4:30 rolled around and Shelly woke up. the grooms came in around 5:00am. and by 7:00am the vet came around. he checked Bigs over and was in disbelief. he looked at me with a completely straight face and said, “your horse is a miracle. i really really didn’t think he’d make it to see the morning.”
euphoria swept over me like, well, like nothing i can describe. Corvester is my miracle horse, my miracle man. he is my world. the vet said he should be walked every two to three hours, just to make sure his tummy kept things moving to insure a full recovery. so, every few hours, i put a helmet on my head, a bridle on his, and took him for a thirty minute stroll (saddle free) around the show grounds on both sunday and monday. being the great horse he is, he still got frisky with me. he perked up and pranced with me on his back. i took him to the grand prix field on sunday afternoon to watch the grand prix (the big event of every week – the event that he and i used to compete in together). he got so amped up he damn near dragged me into the grand prix ring while the big class was going on. can we say best horse ever?
[mr. bigs, in all his glory. the love of my life. the day after surviving a near fatal case of colic.]
this horse is my life. he is me. he is my love. without him, i am not me. he and i are like one united force when placed together. as many stunts as he has been known to pull with other people, he hasn’t pulled them with me. we have an understanding. we have an unrivaled love for each other. he’s my Mr. Bigs. there’s nothing that will ever get in the way of a girl and her horse, i assure you of that.
2 responses to “ode to Mr. Bigs, the long version.”
love mr. bigs – he’s a beautiful brave old soul…
Such a beautiful tribute to a beautiful horse by a beautiful soul.

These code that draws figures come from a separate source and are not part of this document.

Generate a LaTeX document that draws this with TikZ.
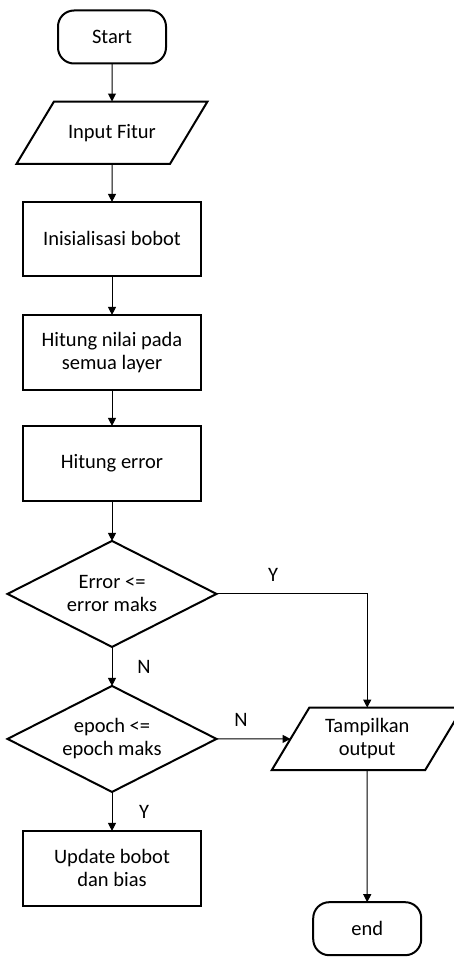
\documentclass[tikz,border=0pt]{standalone}
\usepackage{fontspec}
\setmainfont{Carlito}
\usetikzlibrary{positioning}
\usetikzlibrary{arrows.meta}
\usetikzlibrary{shapes.geometric}

\begin{document}
\begin{tikzpicture}[>={Triangle[length=8pt,width=8pt]}, x=1pt, y=1pt, font=\fontsize{20.5}{23}\selectfont]
    \tikzset{block/.style= {draw, rectangle, line width=2pt, align=center, minimum width=178pt, minimum height=75pt, outer sep=0pt},
             terminal/.style= {draw, rectangle, rounded corners=16pt, line width=2pt, minimum width=108pt, minimum height=53pt, outer sep=0pt},
             io/.style= {draw, trapezium, trapezium left angle=59, trapezium right angle=121, trapezium stretches body, line width=2pt, align=center, inner xsep=0pt, minimum width=191pt, outer sep=0pt},
             decision/.style= {draw, diamond, aspect=2, inner sep=0pt, line width=2pt, align=center, minimum width=209pt, minimum height=106pt, outer sep=0pt},
             lbl/.style= {inner sep=0pt},}

    \useasboundingbox (0,0) rectangle (454,-958);

    \node [terminal] (start) at (112,-37) {Start};
    \node [io, inner ysep=22.5pt, below =38pt of start] (inp) {Input Fitur};
    \node [block, below =38pt of inp, minimum height=74pt] (init) {Inisialisasi bobot};
    \node [block, below =39pt of init] (hit) {Hitung nilai pada\\semua layer};
    \node [block, below =36pt of hit] (err) {Hitung error};
    \node [decision, below =40pt of err] (cekerr) {Error <=\\error maks};
    \node [decision, below =39pt of cekerr] (cekep) {epoch <=\\epoch maks};
    \node [block, below =39pt of cekep] (upd) {Update bobot\\dan bias};
    \node [io, inner ysep=11pt, right =74pt of cekep] (out) {Tampilkan\\output};
    \node [terminal, below =132pt of out] (end) {end};

    \node [lbl] (y1) at (273,-575) {Y};
    \node [lbl] (n1) at (144,-667) {N};
    \node [lbl] (n2) at (241,-720) {N};
    \node [lbl] (y2) at (144,-812) {Y};

    \path[draw,->,line width=1pt]
                (start) edge (inp)
                (inp) edge (init)
                (init) edge (hit)
                (hit) edge (err)
                (err) edge (cekerr)
                (cekerr) edge (cekep)
                (cekep) edge (upd)
                (cekep) edge (out)
                (out) edge (end)
                ;

    \draw[->,line width=1pt] (cekerr.east) -| (out.north);
\end{tikzpicture}
\end{document}
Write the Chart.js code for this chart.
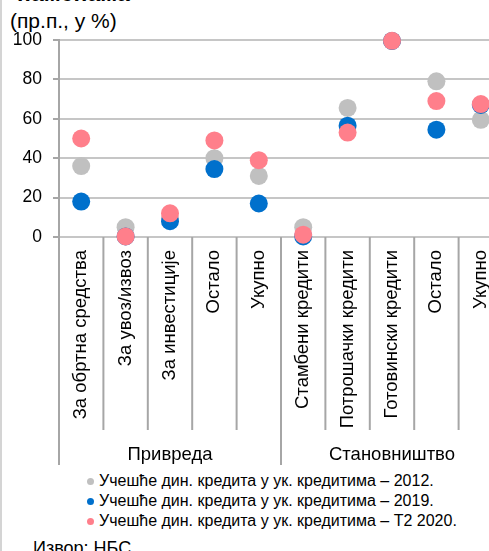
<!DOCTYPE html>
<html>
<head>
<meta charset="utf-8">
<script src="https://cdn.jsdelivr.net/npm/chart.js@4"></script>
<style>
    html, body { margin: 0; padding: 0; background: #fff; overflow: hidden; }
    body { width: 489px; height: 551px; position: relative; font-family: Arial, "Liberation Sans", sans-serif; color: #000; }
    #marco { position: absolute; left: 0; top: 0; width: 0; height: 551px; border-left: 2px solid #d4d4d4; }
    #titulo { position: absolute; left: 17px; top: -18px; font-size: 23px; line-height: 23px; font-weight: bold; white-space: nowrap; }
    #unidad { position: absolute; left: 10px; top: 9px; font-size: 21px; line-height: 24px; white-space: nowrap; }
    #grafico { position: absolute; left: 0; top: 0; width: 520px; height: 470px; }
    #leyenda { position: absolute; left: 87px; top: 471px; font-size: 16px; line-height: 20px; white-space: nowrap; }
    #leyenda span.punto { display: inline-block; width: 7px; height: 7px; border-radius: 50%; margin-right: 5px; vertical-align: 1px; }
    #fuente { position: absolute; left: 33px; top: 538px; font-size: 18px; line-height: 20px; white-space: nowrap; }
</style>
</head>
<body>
<div id="marco"></div>
<div id="titulo">наменама</div>
<div id="unidad">(пр.п., у %)</div>
<div id="grafico"><canvas id="chart" width="520" height="470"></canvas></div>
<div id="leyenda"></div>
<div id="fuente">Извор: НБС.</div>

<script>
const categorias = [
    "За обртна средства", "За увоз/извоз", "За инвестиције", "Остало", "Укупно",
    "Стамбени кредити", "Потрошачки кредити", "Готовински кредити", "Остало", "Укупно"
];

const grupos = ["Привреда", "Становништво"];
const grupoTamano = [5, 5];

const serie2012 = [36, 5, 9.5, 40, 31, 5, 65.5, 99.5, 79, 59.5];
const serie2019 = [18, 0.3, 8, 34.5, 17, 0.3, 56.5, 99.5, 54.5, 67];
const serie2020 = [50, 0.3, 12, 49, 39, 1.2, 53, 99.6, 69, 67.5];

const nombresSeries = [
    "Учешће дин. кредита у ук. кредитима – 2012.",
    "Учешће дин. кредита у ук. кредитима – 2019.",
    "Учешће дин. кредита у ук. кредитима – Т2 2020."
];

const yTicks = [0, 20, 40, 60, 80, 100];

const colores = ["#c0c0c0", "#0070cc", "#ff7f8b"];

const fuente = 'Arial, "Liberation Sans", sans-serif';

// separadores verticales bajo el eje y nombres de grupo
const separadores = {
    id: "separadores",
    afterDraw(chart) {
        const ctx = chart.ctx;
        const x = chart.scales.x;
        const area = chart.chartArea;
        const paso = x.getPixelForValue(1) - x.getPixelForValue(0);

        ctx.save();
        ctx.strokeStyle = "#a6a6a6";
        ctx.lineWidth = 2;

        let inicio = 0;
        grupoTamano.forEach((n, g) => {
            for (let i = inicio; i <= inicio + n; i++) {
                const px = x.getPixelForValue(i) - paso / 2;
                const esBorde = (i === inicio || i === inicio + n);
                ctx.beginPath();
                ctx.moveTo(px, area.bottom);
                ctx.lineTo(px, area.bottom + (esBorde ? 228 : 193));
                ctx.stroke();
            }
            const izq = x.getPixelForValue(inicio) - paso / 2;
            const der = x.getPixelForValue(inicio + n) - paso / 2;
            ctx.fillStyle = "#000";
            ctx.font = "18.5px " + fuente;
            ctx.textAlign = "center";
            ctx.textBaseline = "middle";
            ctx.fillText(grupos[g], (izq + der) / 2, area.bottom + 218);
            inicio += n;
        });
        ctx.restore();
    }
};

function crearLeyenda() {
    const cont = document.getElementById("leyenda");
    nombresSeries.forEach((nombre, i) => {
        const fila = document.createElement("div");
        const punto = document.createElement("span");
        punto.className = "punto";
        punto.style.background = colores[i];
        fila.appendChild(punto);
        fila.appendChild(document.createTextNode(nombre));
        cont.appendChild(fila);
    });
}

function serie(label, data, color, orden) {
    return {
        label: label,
        data: data,
        showLine: false,
        pointRadius: 9,
        pointHoverRadius: 9,
        pointBorderWidth: 0,
        pointBackgroundColor: color,
        borderColor: color,
        backgroundColor: color,
        order: orden,
        clip: false
    };
}

document.addEventListener("DOMContentLoaded", () => {
    crearLeyenda();

    new Chart(document.getElementById("chart"), {
        type: "line",
        data: {
            labels: categorias,
            datasets: [
                serie(nombresSeries[0], serie2012, colores[0], 3),
                serie(nombresSeries[1], serie2019, colores[1], 2),
                serie(nombresSeries[2], serie2020, colores[2], 1)
            ]
        },
        options: {
            responsive: false,
            maintainAspectRatio: false,
            animation: false,
            layout: { padding: { top: 40, right: 17, bottom: 0, left: 0 } },
            plugins: {
                legend: { display: false },
                tooltip: { enabled: false }
            },
            scales: {
                x: {
                    type: "category",
                    offset: true,
                    grid: { display: false, drawTicks: false },
                    border: { display: false },
                    ticks: {
                        autoSkip: false,
                        minRotation: 90,
                        maxRotation: 90,
                        padding: 13,
                        color: "#000",
                        font: { size: 18.5, family: fuente }
                    },
                    afterFit(scale) { scale.height = 233; }
                },
                y: {
                    min: 0,
                    max: 100,
                    afterBuildTicks(scale) { scale.ticks = yTicks.map(v => ({ value: v })); },
                    grid: { color: "#c6c6c6", lineWidth: 2, tickLength: 6, tickColor: "#a6a6a6" },
                    border: { color: "#a6a6a6", width: 2 },
                    ticks: {
                        padding: 11,
                        color: "#000",
                        font: { size: 17.5, family: fuente }
                    },
                    afterFit(scale) { scale.width = 59; }
                }
            }
        },
        plugins: [separadores]
    });
});
</script>
</body>
</html>
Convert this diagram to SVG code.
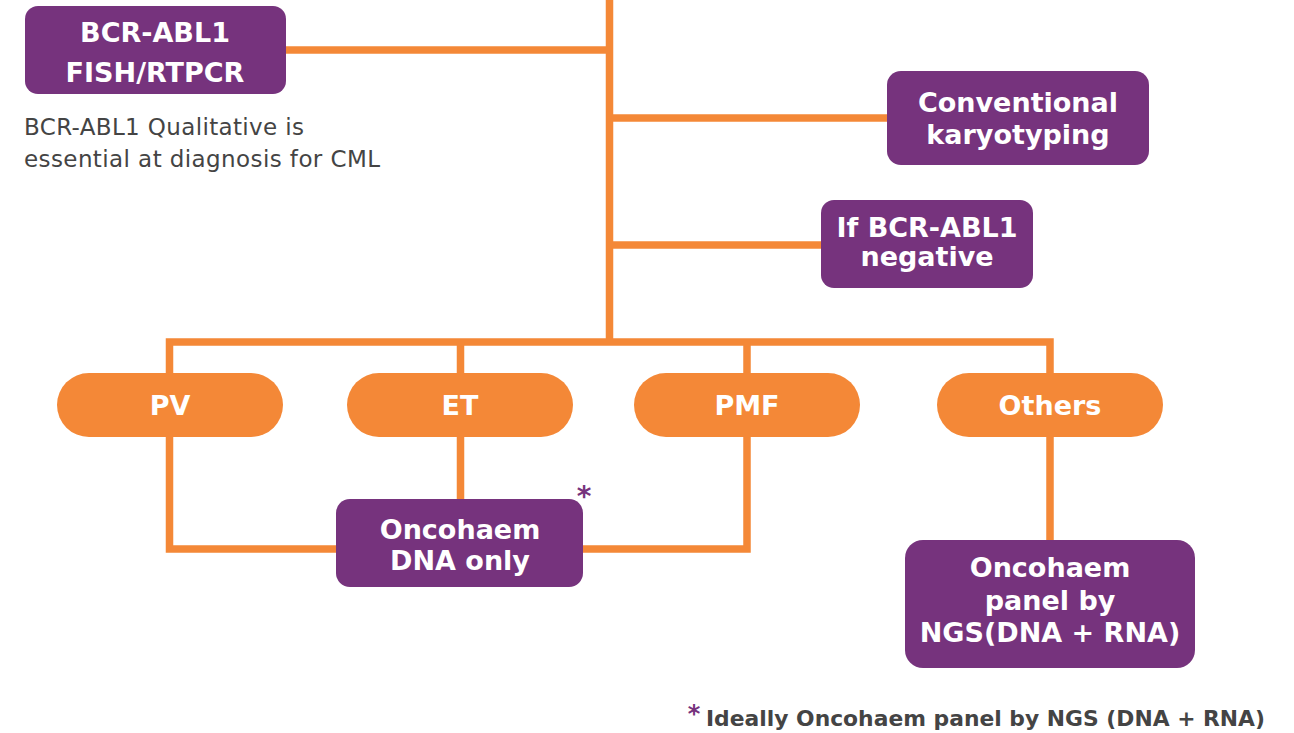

Bigs is so many things to so many people. It must truly be astounding to share your life with such an animal. Having been Bigs massage therapist for the last ten years, I know firsthand the magnificence of this animal. As you say, he is proud and noble but also silly and affectionate. His body has been a landscape that I have cherished and I have learned a great deal from the hours I have had the pleasure to spend with him. I cannot think of you without thinking of all the wonderful horses you have had over the years and picturing you riding around the ring on Tickles or Will or Bigs. And even though I have watched you limp out of the aisleway nearly crippled from that washing-machine trot of his…I have never, ever seen you anything less than glowing in his presence. I am sorry you did not have more arms around you during all of this…it broke my heart to picture you crying on the train, but this is what it means to love so deeply. The depth of our love is often discovered during the deepest of sorrows. I am so glad you and Big pulled through once again.